The “Petit Messager des Missions Evangéliques“, edited for children,was started in 1849. Numerous brochures focused on specific aspects of the missionary work.
Missionary tours around Europe
Casalis undertook the first tour in 1850. The Friends of the Mission of Lesotho in Cape Town sent him to arouse the missionary conscience of the friends of the SMEP in Europe. He was the first missionary on furlough and was thus able to tell about the spreading of the Gospel in Africa.
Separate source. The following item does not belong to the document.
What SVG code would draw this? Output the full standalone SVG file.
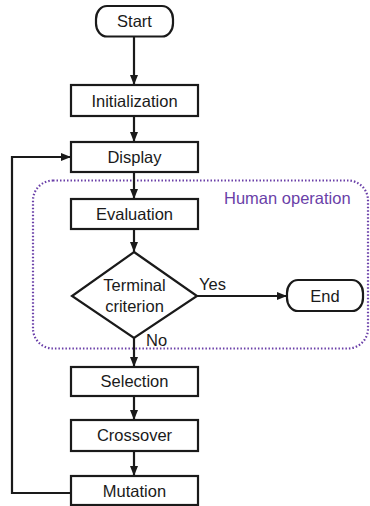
<svg xmlns="http://www.w3.org/2000/svg" width="370" height="506" viewBox="0 0 370 506">
<style>
.box{fill:#fff;stroke:#1a1a1a;stroke-width:2.2}
.t{font-family:"Liberation Sans",Arial,sans-serif;font-size:16.5px;fill:#1a1a1a;text-anchor:middle}
.l{font-family:"Liberation Sans",Arial,sans-serif;font-size:16.5px;fill:#1a1a1a}
.c{fill:none;stroke:#1a1a1a;stroke-width:2.2}
</style>
<defs>
<marker id="ah" markerWidth="10" markerHeight="8" refX="10" refY="4" orient="auto" markerUnits="userSpaceOnUse">
<path d="M0,0 L10,4 L0,8 Z" fill="#1a1a1a"/>
</marker>
</defs>
<rect width="370" height="506" fill="#fff"/>
<g id="human-operation">
<rect x="33" y="180.5" width="335" height="168" rx="20" ry="20" fill="none" stroke="#6a3fa8" stroke-width="2.2" stroke-dasharray="1.5 2"/>
<text x="224" y="204" class="l" style="fill:#6a3fa8">Human operation</text>
</g>
<g id="connectors">
<line x1="134" y1="37" x2="134" y2="85" class="c" marker-end="url(#ah)"/>
<line x1="134" y1="116" x2="134" y2="142" class="c" marker-end="url(#ah)"/>
<line x1="134" y1="172" x2="134" y2="199" class="c" marker-end="url(#ah)"/>
<line x1="134" y1="229" x2="134" y2="252" class="c" marker-end="url(#ah)"/>
<line x1="197" y1="296" x2="287" y2="296" class="c" marker-end="url(#ah)"/>
<line x1="134" y1="338" x2="134" y2="367" class="c" marker-end="url(#ah)"/>
<line x1="134" y1="396" x2="134" y2="420" class="c" marker-end="url(#ah)"/>
<line x1="134" y1="451" x2="134" y2="476" class="c" marker-end="url(#ah)"/>
<polyline points="71,493 12,493 12,157 71,157" class="c" marker-end="url(#ah)"/>
<text x="199" y="290" class="l">Yes</text>
<text x="146" y="346" class="l">No</text>
</g>
<g id="start">
<rect x="96" y="6" width="77" height="30.5" rx="11" ry="13" class="box"/>
<text x="134.5" y="27" class="t">Start</text>
</g>
<g id="initialization">
<rect x="71" y="85" width="127" height="31" class="box"/>
<text x="134.5" y="107" class="t">Initialization</text>
</g>
<g id="display">
<rect x="71" y="142" width="127" height="30" class="box"/>
<text x="134.5" y="163" class="t">Display</text>
</g>
<g id="evaluation">
<rect x="71" y="199" width="127" height="30" class="box"/>
<text x="134.5" y="220" class="t">Evaluation</text>
</g>
<g id="terminal-criterion">
<polygon points="134,252 197,296 134,338 72,296" class="box"/>
<text x="134.5" y="291" class="t">Terminal</text>
<text x="134.5" y="312" class="t">criterion</text>
</g>
<g id="end">
<rect x="287" y="280" width="76" height="31" rx="11" ry="13" class="box"/>
<text x="325" y="302" class="t">End</text>
</g>
<g id="selection">
<rect x="71" y="367" width="127" height="29" class="box"/>
<text x="134.5" y="387" class="t">Selection</text>
</g>
<g id="crossover">
<rect x="71" y="420" width="127" height="31" class="box"/>
<text x="134.5" y="441" class="t">Crossover</text>
</g>
<g id="mutation">
<rect x="71" y="476" width="127" height="29" class="box"/>
<text x="134.5" y="497" class="t">Mutation</text>
</g>
</svg>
The Missionary Training School
It provided future missionaries with a thorough theological training. These missionaries did not attend a theological faculty but were consecrated by the SMEP. Two hundred missionaries (excluding spouses), pastors, teachers, craftsmen and doctors were trained in this school and went overseas.
The SMEP (The Paris Society for Evangelical Missions among non-Christian populations)
It is an independent organization as, since in nineteenth century France, religious activities outside the established churches recognized by the Concordat and the Organic Articles were but merely tolerated. The SMEP relied only on its own financial means and did not benefit from funds dedicated to the Churches. But as it opened “branches” in countries where missions were started, the SMEP considered that the “mother” Churches of Europe were nurturing vocations and providing the missions with financial aid and spiritual support. As synod life was reorganized in the Protestant Churches (the foundation Synod of the Free Churches was held in 1849 and the unofficial Reformed Synod took place in 1872) the SMEP tried to get recognition and support from the Churches in a more official way. On such occasions, and likewise when the Swiss synod and the Synod of the Waldense Church of Italy were held, the Committee of the SMEP and the missionaries were sent to support such motions. As a result, a slow institutionalization of the relationships between Missions and the Churches took place at the end of the nineteenth century. In the twentieth century, the missionary commitments became a concrete part of Church projects in Europe.
At the end of the nineteenth century, the SMEP had missions in seven different countries : Lesotho (1833), Senegal (1863), Zambia (1885), Gabon (1888), the Loyalty Islands (1892), Madagascar (1896).